**What to produce:** Starting with the first line of the listing, quote each line exactly until and including the one with "from bokeh.resources import INLINE", leaving pictures out.

**Source material:**

--------

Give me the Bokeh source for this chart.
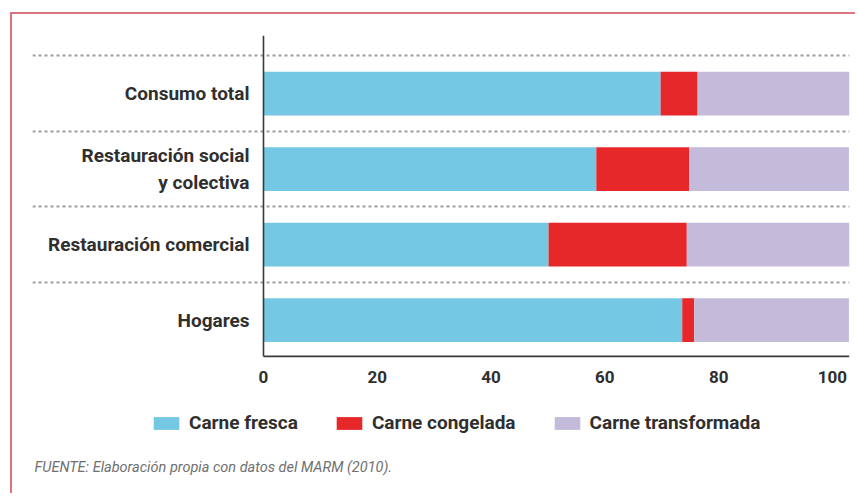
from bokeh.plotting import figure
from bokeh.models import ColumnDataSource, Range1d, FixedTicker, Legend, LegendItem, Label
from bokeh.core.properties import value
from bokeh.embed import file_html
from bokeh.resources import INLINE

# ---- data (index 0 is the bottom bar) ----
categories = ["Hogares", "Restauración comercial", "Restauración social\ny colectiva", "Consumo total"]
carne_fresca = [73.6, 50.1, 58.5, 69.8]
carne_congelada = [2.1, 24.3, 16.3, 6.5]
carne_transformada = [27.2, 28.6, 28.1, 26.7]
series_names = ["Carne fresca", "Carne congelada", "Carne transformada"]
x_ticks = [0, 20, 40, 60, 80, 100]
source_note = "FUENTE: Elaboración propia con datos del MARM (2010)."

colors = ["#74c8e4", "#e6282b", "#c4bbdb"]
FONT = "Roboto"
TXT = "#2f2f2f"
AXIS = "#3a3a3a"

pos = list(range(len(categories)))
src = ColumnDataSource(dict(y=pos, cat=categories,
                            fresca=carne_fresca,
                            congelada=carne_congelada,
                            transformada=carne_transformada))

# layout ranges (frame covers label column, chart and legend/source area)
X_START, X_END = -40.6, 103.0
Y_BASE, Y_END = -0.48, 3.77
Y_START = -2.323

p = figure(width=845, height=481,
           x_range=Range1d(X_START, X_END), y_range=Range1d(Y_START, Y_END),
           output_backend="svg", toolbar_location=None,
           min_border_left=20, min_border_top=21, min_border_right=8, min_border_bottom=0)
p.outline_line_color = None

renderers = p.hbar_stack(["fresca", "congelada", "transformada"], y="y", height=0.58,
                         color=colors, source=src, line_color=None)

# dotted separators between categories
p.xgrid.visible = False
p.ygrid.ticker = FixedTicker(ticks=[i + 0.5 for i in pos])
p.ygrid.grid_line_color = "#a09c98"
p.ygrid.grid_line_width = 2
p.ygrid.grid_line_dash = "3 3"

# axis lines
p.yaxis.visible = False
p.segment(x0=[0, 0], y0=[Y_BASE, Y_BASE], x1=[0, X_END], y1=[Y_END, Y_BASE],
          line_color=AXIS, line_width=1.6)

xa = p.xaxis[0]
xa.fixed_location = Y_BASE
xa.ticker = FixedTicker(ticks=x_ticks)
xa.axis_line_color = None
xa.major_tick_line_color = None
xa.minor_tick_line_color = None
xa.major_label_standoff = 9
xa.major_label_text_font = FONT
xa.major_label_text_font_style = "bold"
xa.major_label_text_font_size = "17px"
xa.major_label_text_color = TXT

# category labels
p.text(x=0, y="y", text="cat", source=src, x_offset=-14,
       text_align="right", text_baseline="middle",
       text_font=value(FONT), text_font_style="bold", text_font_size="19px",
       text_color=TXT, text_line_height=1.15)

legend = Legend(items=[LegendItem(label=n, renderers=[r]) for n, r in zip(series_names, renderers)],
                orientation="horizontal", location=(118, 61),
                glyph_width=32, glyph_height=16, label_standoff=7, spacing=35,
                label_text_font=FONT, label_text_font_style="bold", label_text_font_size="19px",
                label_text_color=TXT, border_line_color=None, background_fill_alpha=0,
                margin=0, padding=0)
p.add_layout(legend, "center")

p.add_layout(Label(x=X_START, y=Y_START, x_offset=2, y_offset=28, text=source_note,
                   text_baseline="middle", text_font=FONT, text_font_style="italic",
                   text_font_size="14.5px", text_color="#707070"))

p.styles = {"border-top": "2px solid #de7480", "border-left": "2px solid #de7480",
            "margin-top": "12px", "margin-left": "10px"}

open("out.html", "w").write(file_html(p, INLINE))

--------

**Full answer:**
Give me the Bokeh source for this chart.
from bokeh.plotting import figure
from bokeh.models import ColumnDataSource, Range1d, FixedTicker, Legend, LegendItem, Label
from bokeh.core.properties import value
from bokeh.embed import file_html
from bokeh.resources import INLINE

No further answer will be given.